I tried to count how many results will be larger than 10,100,... and got an algorithm, and its complexity is O(800nlogn), still TLE.
I heard that there was an O(n) algorithm, can anyone tell me how to do that? Thanks.
Ultra-strict optimization (-)
Posted by Dmitry 'Diman_YES' Kovalioff 17 Apr 2004 12:43
Re: Ultra-strict optimization (-)
Posted by Geworm 19 Apr 2004 09:16
Do you mean optimize the simple O(n^2) solution or use an O(n) algorithm?
Re: Re: Ultra-strict optimization (-)
Posted by Sergey Chernykh 24 Aug 2004 22:49
My ultra-optimized O(n^2) solution using some assembler in critical parts of code passed in 0.718 seconds. But I spend almost 2 hours for optimizing my code.

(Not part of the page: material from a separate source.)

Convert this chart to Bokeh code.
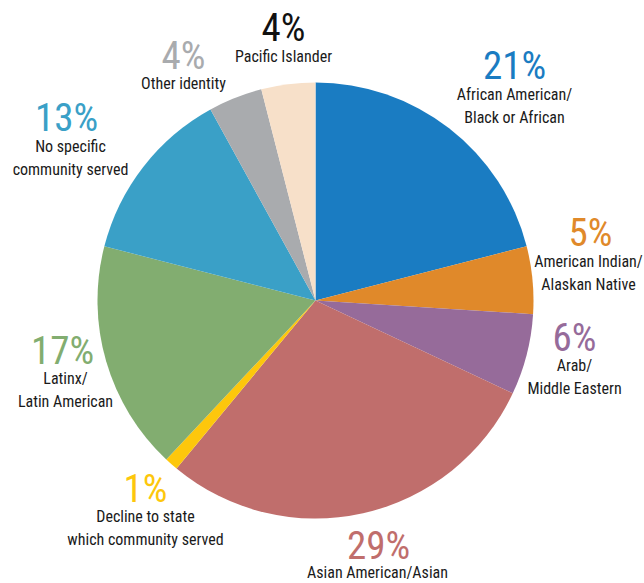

Re: Re: Ultra-strict optimization (-)
Posted by Fat Peter 24 Sep 2004 20:18
Can you tell me more about it?I got TLE...:(
Re: Re: Ultra-strict optimization (-)
Posted by Sergey Chernykh 18 Oct 2004 16:30
You should use a table, which for every 2^k (0 <= k <= 127) keeps a value of Trunc(log10(2^k)). You should also keep a table with powers of 10 (10^0 .. 10^39). In the main loop of the program (which is straight-forward) you compute B = A[i] XOR A[j], then find the position k of the most significant bit of B (k is counted from zero). k is obtained using assembler instruction BSR (Bit Scan Reverse).
At this point you know that 2^k <= B < 2^(k+1). Now, M := Trunc(log10(2^k)), and N := Trunc(log10(2^(k+1)). If B >= 10^N, then Trunc(log10(B))=N, else Trunc(log10(B))=M.

Starting with this algorithm and optimizing it, you should get AC.